If you spent time in Christian circles as a teenager, you’ve probably been in this scenario: It’s the final night of the youth retreat. You’re tired from non-stop, sleepless antics with your friends. You’ve heard a speaker talk about how God loves you and about how you suck. You may have even heard about Jesus by this point. You enter the room, and the worship band is leading everyone in singing the latest top 40 song (You know, to show that they’re ‘relevant’). Then they sing some upbeat worship songs. Then some slower worship songs, to set the right mood. The final song ends. The worship leader whispers a prayer into the microphone that, if it were written out, would make no grammatical sense. He then whispers “Amen. You can have a seat.” Then comes the talk. The invitation to follow Jesus that 9 times out of 10 includes some variation of the question, “If you were to die on the way home from here, do you know where you’d be going?”
If you’ve ever been the victim of this kind of “ministry,” or if you still think the above is a legitimate, biblical evangelism model, I highly recommend you read NT Wright’s Surprised by Hope: Rethinking Heaven, the Resurrection, and the Mission of the Church. NT Wright is, for a few more weeks, at least, the Bishop of Durham in the Church of England. He’s one of the most prolific Christian writers today, and also one of the most respected. In fact, his work has gained such attention that he was invited to promote Surprised by Hope on the Colbert Report, which you can still view here. The interview actually provides a good, and humorous, introduction to the book.
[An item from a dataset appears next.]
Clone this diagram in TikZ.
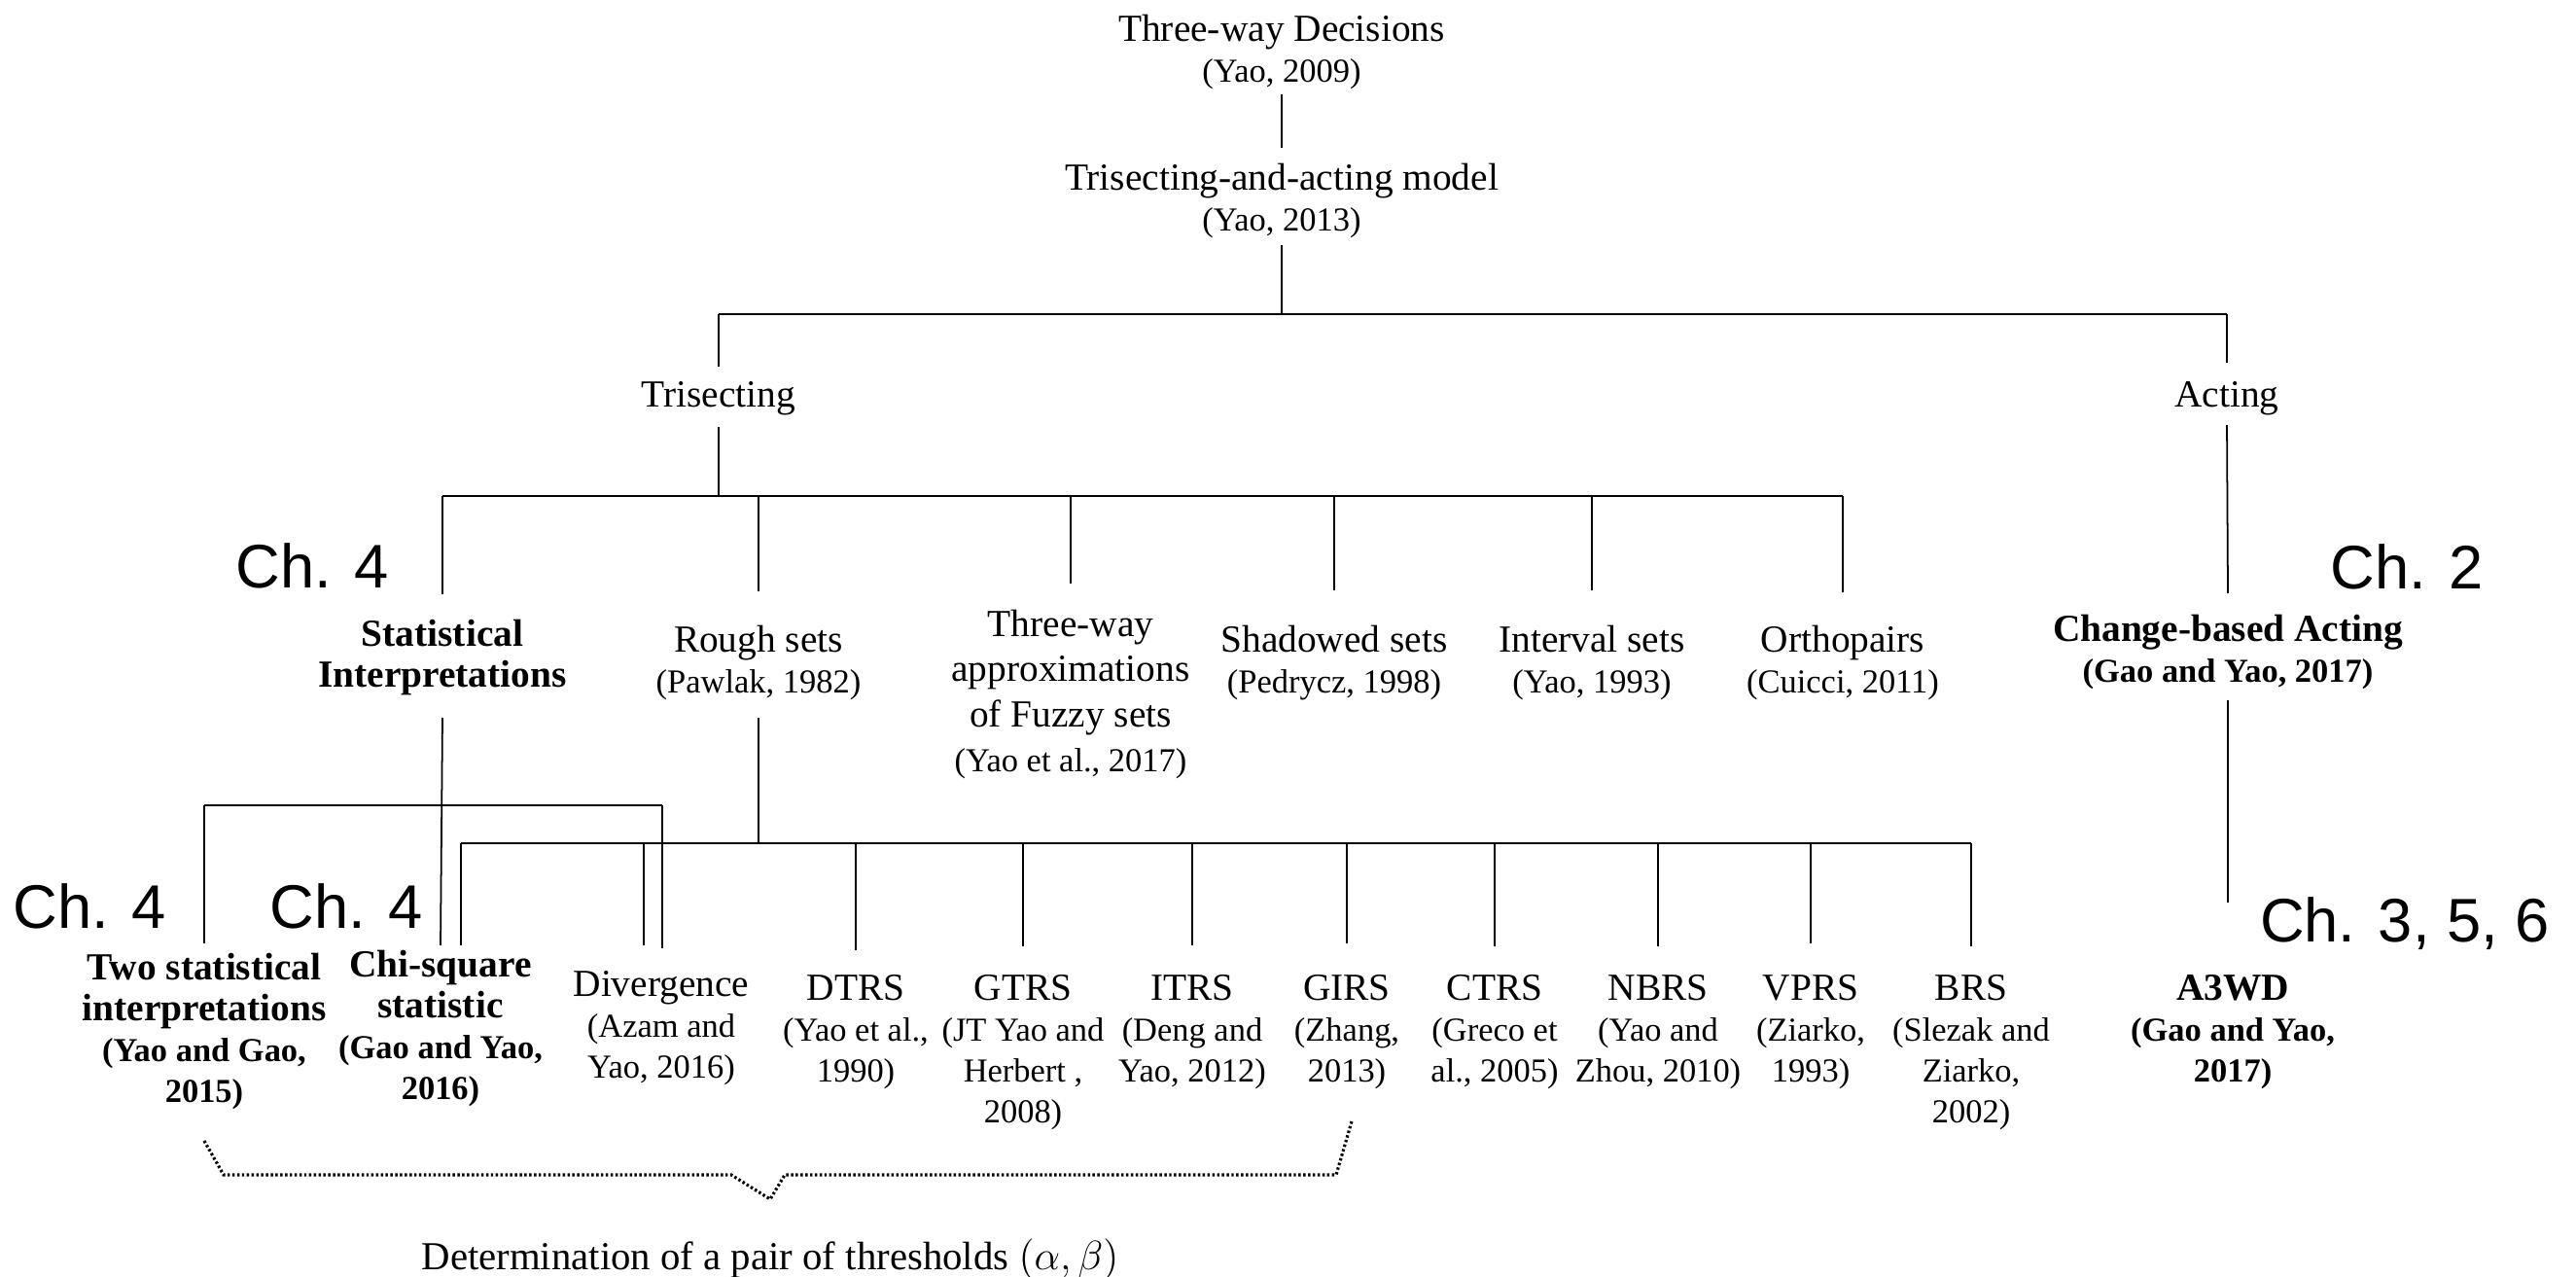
\documentclass[tikz,border=0pt]{standalone}
\usepackage{fontspec}
\setmainfont{Liberation Serif}
\newfontfamily\chfont{Liberation Sans}
\usetikzlibrary{calc}

% citation lines are set a little smaller than the titles
\newcommand{\ct}[1]{{\fontsize{9.8}{12}\selectfont #1}}

\begin{document}
\begin{tikzpicture}[x=0.01cm,y=-0.01cm,
  every node/.style={inner sep=0pt, outer sep=0pt},
  lbl/.style={align=center, anchor=north, font=\fontsize{11.2}{12}\selectfont},
  blbl/.style={align=center, anchor=north, font=\fontsize{11.2}{12}\selectfont\bfseries},
  chap/.style={font=\chfont\fontsize{18}{20}\selectfont},
  stem/.style={line width=0.5pt},
  bar/.style={line width=0.85pt},
  brace/.style={line width=0.9pt, dash pattern=on 0.7pt off 0.7pt}
]
\useasboundingbox (0,0) rectangle (2649,1313);

% ---------- top of the hierarchy ----------
\node[lbl] (twd) at (1318,15) {Three-way Decisions\\\ct{(Yao, 2009)}};
\node[lbl] (tam) at (1318,168) {Trisecting-and-acting model\\\ct{(Yao, 2013)}};
\node[lbl] (tri) at (739,392) {Trisecting};
\node[lbl] (act) at (2290,392) {Acting};

\draw[stem] (twd.south |- 0,97) -- (tam.north |- 0,152);
\coordinate (j1) at (1318,323);
\draw[stem] (tam.south |- 0,252) -- (j1);
\draw[bar] (tri.north |- j1) -- (act.north |- j1);
\draw[stem] (tri.north |- j1) -- (tri.north |- 0,377);
\draw[stem] (act.north |- j1) -- (act.north |- 0,373);

% ---------- trisecting branches ----------
\node[blbl] (stat) at (455,637) {Statistical\\Interpretations};
\node[lbl] (rough) at (780,643) {Rough sets\\\ct{(Pawlak, 1982)}};
\node[lbl, font=\fontsize{11.2}{13.2}\selectfont] (fuzzy) at (1101,627)
  {Three-way\\approximations\\of Fuzzy sets\\\ct{(Yao et al., 2017)}};
\node[lbl] (shadow) at (1372,643) {Shadowed sets\\\ct{(Pedrycz, 1998)}};
\node[lbl] (interval) at (1637,643) {Interval sets\\\ct{(Yao, 1993)}};
\node[lbl] (ortho) at (1895,643) {Orthopairs\\\ct{(Cuicci, 2011)}};

\coordinate (j2) at (739,510);
\draw[stem] (tri.south |- 0,439) -- (j2);
\draw[bar] (stat.north |- j2) -- (ortho.north |- j2);
\draw[stem] (stat.north |- j2) -- (stat.north |- 0,611);
\draw[stem] (rough.north |- j2) -- (rough.north |- 0,608);
\draw[stem] (fuzzy.north |- j2) -- (fuzzy.north |- 0,600);
\draw[stem] (shadow.north |- j2) -- (shadow.north |- 0,607);
\draw[stem] (interval.north |- j2) -- (interval.north |- 0,607);
\draw[stem] (ortho.north |- j2) -- (ortho.north |- 0,609);

% ---------- acting branch ----------
\node[blbl] (cba) at (2291,632) {Change-based Acting\\\ct{(Gao and Yao, 2017)}};
\node[blbl] (a3wd) at (2296,1002) {A3WD\\\ct{(Gao and Yao,}\\\ct{2017)}};
\draw[stem] (act.south |- 0,437) -- (cba.north |- 0,610);
\draw[stem] (cba.south |- 0,720) -- (cba.south |- 0,928);

% ---------- chapter marks ----------
\node[chap] (ch4a) at (321,582) {Ch. 4};
\node[chap] (ch2) at (2475,583) {Ch. 2};
\node[chap] (ch4b) at (92,932) {Ch. 4};
\node[chap] (ch4c) at (356,932) {Ch. 4};
\node[chap] (ch356) at (2473,950) {Ch. 3, 5, 6};

% ---------- methods for the thresholds ----------
\node[blbl] (two) at (210,980) {Two statistical\\interpretations\\\ct{(Yao and Gao,}\\\ct{2015)}};
\node[blbl] (chi) at (453,977) {Chi-square\\statistic\\\ct{(Gao and Yao,}\\\ct{2016)}};
\node[lbl] (div) at (680,998) {Divergence\\\ct{(Azam and}\\\ct{Yao, 2016)}};
\node[lbl] (dtrs) at (880,1002) {DTRS\\\ct{(Yao et al.,}\\\ct{1990)}};
\node[lbl] (gtrs) at (1052,1002) {GTRS\\\ct{(JT Yao and}\\\ct{Herbert ,}\\\ct{2008)}};
\node[lbl] (itrs) at (1226,1002) {ITRS\\\ct{(Deng and}\\\ct{Yao, 2012)}};
\node[lbl] (girs) at (1385,1002) {GIRS\\\ct{(Zhang,}\\\ct{2013)}};
\node[lbl] (ctrs) at (1537,1002) {CTRS\\\ct{(Greco et}\\\ct{al., 2005)}};
\node[lbl] (nbrs) at (1705,1002) {NBRS\\\ct{(Yao and}\\\ct{Zhou, 2010)}};
\node[lbl] (vprs) at (1862,1002) {VPRS\\\ct{(Ziarko,}\\\ct{1993)}};
\node[lbl] (brs) at (2027,1002) {BRS\\\ct{(Slezak and}\\\ct{Ziarko,}\\\ct{2002)}};

% statistical interpretations
\coordinate (j3) at (455,828);
\draw[stem] (stat.south |- 0,738) -- (chi.north |- 0,972);
\draw[bar] (two.north |- j3) -- (681,828) coordinate (j3r);
\draw[stem] (two.north |- j3) -- (two.north |- 0,970);
\draw[stem] (j3r) -- (j3r |- 0,975);

% rough set models
\coordinate (j4) at (780,867);
\draw[stem] (rough.south |- 0,738) -- (j4);
\draw[bar] (474,867) coordinate (j4l) -- (brs.north |- j4);
\draw[stem] (j4l) -- (j4l |- 0,972);
\draw[stem] (662,867) coordinate (j4d) -- (j4d |- 0,972);
\foreach \n/\e in {dtrs/977,gtrs/973,itrs/972,girs/970,ctrs/973,nbrs/973,vprs/970,brs/973}
  \draw[stem] (\n.north |- j4) -- (\n.north |- 0,\e);

% ---------- thresholds bracket ----------
\node[lbl, font=\fontsize{11.6}{12}\selectfont] (thr) at (792,1274) {Determination of a pair of thresholds $(\alpha,\beta)$};
\draw[brace] (two.south |- 0,1173) coordinate (b1)
  -- (230,1208) -- (752,1208) -- (thr.north |- 0,1233) coordinate (b0)
  -- (807,1208) -- (1374,1208) -- (1390,1153) coordinate (b2);
\end{tikzpicture}
\end{document}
Wright begins the book by calling into question the theology underlying most Christians’ view of the afterlife, and the gospel. The assumption of the evangelist in the scenario I described above, and the assumption of many Christians today, is that the gospel is all about getting to go to heaven when we die. Christian is “fire insurance,” if you will. Wright cites examples from classic literature, popular culture, hymns, and Christian books of era to show how widespread this belief is. The consequence of this theology is that many Christians today look at the problems of the earth – the war, the poverty, the injustice – with an escapist mentality. The world is going to hell, but if we’re Christians we’ll get to leave it. Death is then something not to despise, but to embrace as a “portal” to our true home.
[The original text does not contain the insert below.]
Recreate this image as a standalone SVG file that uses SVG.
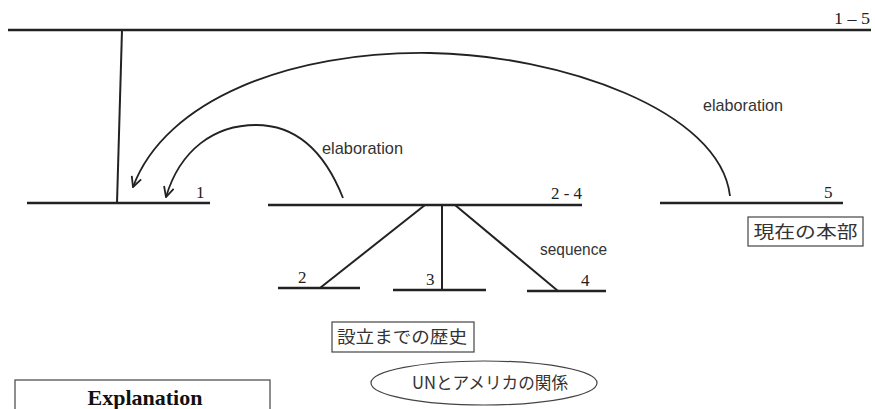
<svg xmlns="http://www.w3.org/2000/svg" width="875" height="409" viewBox="0 0 875 409">
<style>
.seg{stroke:#222;stroke-width:2.5;fill:none}
.link{stroke:#222;stroke-width:2;fill:none}
.arc{stroke:#222;stroke-width:1.8;fill:none}
.num{font-family:"Liberation Serif",serif;font-size:17px;fill:#222}
.rel{font-family:"Liberation Sans",Arial,sans-serif;font-size:17px;fill:#333}
.jp{font-family:"Noto Sans CJK JP",sans-serif;font-size:17px;fill:#333}
.box{fill:#fff;stroke:#444;stroke-width:1.2}
</style>
<defs>
<marker id="vhead" viewBox="0 0 12 12" refX="11" refY="6" markerWidth="12" markerHeight="12" markerUnits="userSpaceOnUse" orient="auto">
<path d="M1,1 L11,6 L1,11" fill="none" stroke="#222" stroke-width="1.8"/>
</marker>
</defs>
<rect width="875" height="409" fill="#fff"/>

<g id="connectors">
<line class="link" x1="122" y1="30" x2="117" y2="203"/>
<line class="link" x1="425" y1="205" x2="320" y2="288"/>
<line class="link" x1="442" y1="205" x2="442" y2="290"/>
<line class="link" x1="455" y1="205" x2="558" y2="291"/>
<path class="arc" d="M730,196 C720,110 560,55 430,53 C290,51 165,100 133,187" marker-end="url(#vhead)"/>
<path class="arc" d="M343,198 C322,145 292,125 256,125 C214,125 180,150 166,197" marker-end="url(#vhead)"/>
<text class="rel" x="703" y="111" textLength="80" lengthAdjust="spacingAndGlyphs">elaboration</text>
<text class="rel" x="322" y="154" textLength="81" lengthAdjust="spacingAndGlyphs">elaboration</text>
<text class="rel" x="540" y="255" textLength="67" lengthAdjust="spacingAndGlyphs">sequence</text>
</g>

<g id="node-1-5">
<line class="seg" x1="8" y1="30" x2="871" y2="30"/>
<text class="num" x="834" y="24" textLength="36" lengthAdjust="spacingAndGlyphs">1 – 5</text>
</g>
<g id="node-1">
<line class="seg" x1="27" y1="203" x2="210" y2="203"/>
<text class="num" x="196" y="198">1</text>
</g>
<g id="node-2-4">
<line class="seg" x1="268" y1="205" x2="582" y2="205"/>
<text class="num" x="551" y="199" textLength="31" lengthAdjust="spacingAndGlyphs">2 - 4</text>
</g>
<g id="node-5">
<line class="seg" x1="660" y1="203" x2="843" y2="203"/>
<text class="num" x="824" y="198">5</text>
</g>
<g id="node-2">
<line class="seg" x1="278" y1="288" x2="360" y2="288"/>
<text class="num" x="298" y="283">2</text>
</g>
<g id="node-3">
<line class="seg" x1="393" y1="290" x2="486" y2="290"/>
<text class="num" x="426" y="285">3</text>
</g>
<g id="node-4">
<line class="seg" x1="527" y1="291" x2="606" y2="291"/>
<text class="num" x="581" y="286">4</text>
</g>

<g id="label-honbu">
<rect class="box" x="748" y="217" width="115" height="29"/>
<text class="jp" x="805.5" y="238" text-anchor="middle" textLength="104" lengthAdjust="spacingAndGlyphs">現在の本部</text>
</g>
<g id="label-rekishi">
<rect class="box" x="332" y="322" width="142" height="30"/>
<text class="jp" x="337" y="343" textLength="130" lengthAdjust="spacingAndGlyphs">設立までの歴史</text>
</g>
<g id="label-un">
<ellipse class="box" cx="484" cy="383" rx="113" ry="22"/>
<text class="jp" x="412" y="389" textLength="156" lengthAdjust="spacingAndGlyphs">UNとアメリカの関係</text>
</g>
<g id="explanation">
<rect class="box" x="15" y="380" width="255" height="40"/>
<text x="145" y="405" text-anchor="middle" font-family="'Liberation Serif',serif" font-weight="bold" font-size="22" fill="#111">Explanation</text>
</g>
</svg>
Wright emphatically explains that this view of the afterlife is not the view of the Bible or the early Church. God’s ultimate plan is not to pull all Christians into heaven and let everything else burn. God’s plan is for resurrection. As Wright explains it, when we die, we do go to heaven, but life-after-death is not the final chapter. There is, in Wright’s words, “life after life after death.” Heaven is not the final home for the Christian, the new earth and new heavens are the final destination for the Christians. We will be raised. And this final act has begun already in the resurrection of Christ, and continues in Christians who have received the same Holy Spirit who has raised Christ from the dead.
In the final section of the book, Wright discusses the implications of this reality. Because they have received the Holy Spirit, and because the Holy Spirit is the one who will bring about the new creation, the Church is now called to be working to bring about that new creation. Doing an act of justice such as feeding the poor, creating something beautiful like a work of art, or proclaiming the gospel to someone else are all, in Wright’s words, “signposts of the kingdom.” In other words, when the Kingdom of God is fully consummated, when the new creation is here, we will look back and see how our acts of justice, evangelism and creativity actually moved the world forward to new creation.
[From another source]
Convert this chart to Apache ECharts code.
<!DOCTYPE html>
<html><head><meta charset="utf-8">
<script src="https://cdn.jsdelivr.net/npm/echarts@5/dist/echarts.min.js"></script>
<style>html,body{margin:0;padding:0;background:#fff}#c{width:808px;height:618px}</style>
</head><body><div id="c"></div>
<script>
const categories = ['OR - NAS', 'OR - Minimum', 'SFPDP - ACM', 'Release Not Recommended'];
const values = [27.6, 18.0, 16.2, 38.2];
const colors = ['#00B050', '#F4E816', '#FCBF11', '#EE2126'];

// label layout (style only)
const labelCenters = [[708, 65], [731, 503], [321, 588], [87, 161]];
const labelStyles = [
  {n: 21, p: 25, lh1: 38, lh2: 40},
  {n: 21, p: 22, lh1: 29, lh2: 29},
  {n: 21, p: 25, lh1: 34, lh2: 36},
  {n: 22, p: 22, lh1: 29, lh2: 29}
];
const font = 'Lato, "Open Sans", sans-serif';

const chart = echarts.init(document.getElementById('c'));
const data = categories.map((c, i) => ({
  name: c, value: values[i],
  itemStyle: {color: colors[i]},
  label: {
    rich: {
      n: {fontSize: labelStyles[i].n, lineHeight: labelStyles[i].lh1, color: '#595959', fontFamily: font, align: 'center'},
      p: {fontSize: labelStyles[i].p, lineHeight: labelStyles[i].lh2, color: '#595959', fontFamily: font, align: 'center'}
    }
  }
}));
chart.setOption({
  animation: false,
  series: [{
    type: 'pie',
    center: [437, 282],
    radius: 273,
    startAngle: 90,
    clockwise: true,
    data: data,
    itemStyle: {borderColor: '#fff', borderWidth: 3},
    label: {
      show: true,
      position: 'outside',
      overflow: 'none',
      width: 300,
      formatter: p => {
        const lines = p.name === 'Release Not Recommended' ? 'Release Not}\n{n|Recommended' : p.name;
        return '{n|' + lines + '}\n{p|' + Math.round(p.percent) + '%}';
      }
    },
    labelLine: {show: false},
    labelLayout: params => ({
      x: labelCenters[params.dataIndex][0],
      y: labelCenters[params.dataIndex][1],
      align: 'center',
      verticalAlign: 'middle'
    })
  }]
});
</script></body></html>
Recently, I met a young man who told me that he could no longer be a Christian because he can’t love a God who would let his father die. I responded with sympathy and compassion as best I could. If I could replay that conversation, though, in light of Wright’s book, I would ask the young man, “What makes you think God wanted your father to die?” The message of the gospel Wright articulates is that God doesn’t want this man’s father, or anyone else, to be dead. Death is God’s enemy. God’s desire, and promise, is that this young man and his father will be raised together. And that resurrected life together will be greater than either of the could imagine.
Surprised by Hope is a gift to the Church. It articulates the gospel in a way that makes it not only good news, but better news than what most of us have heard.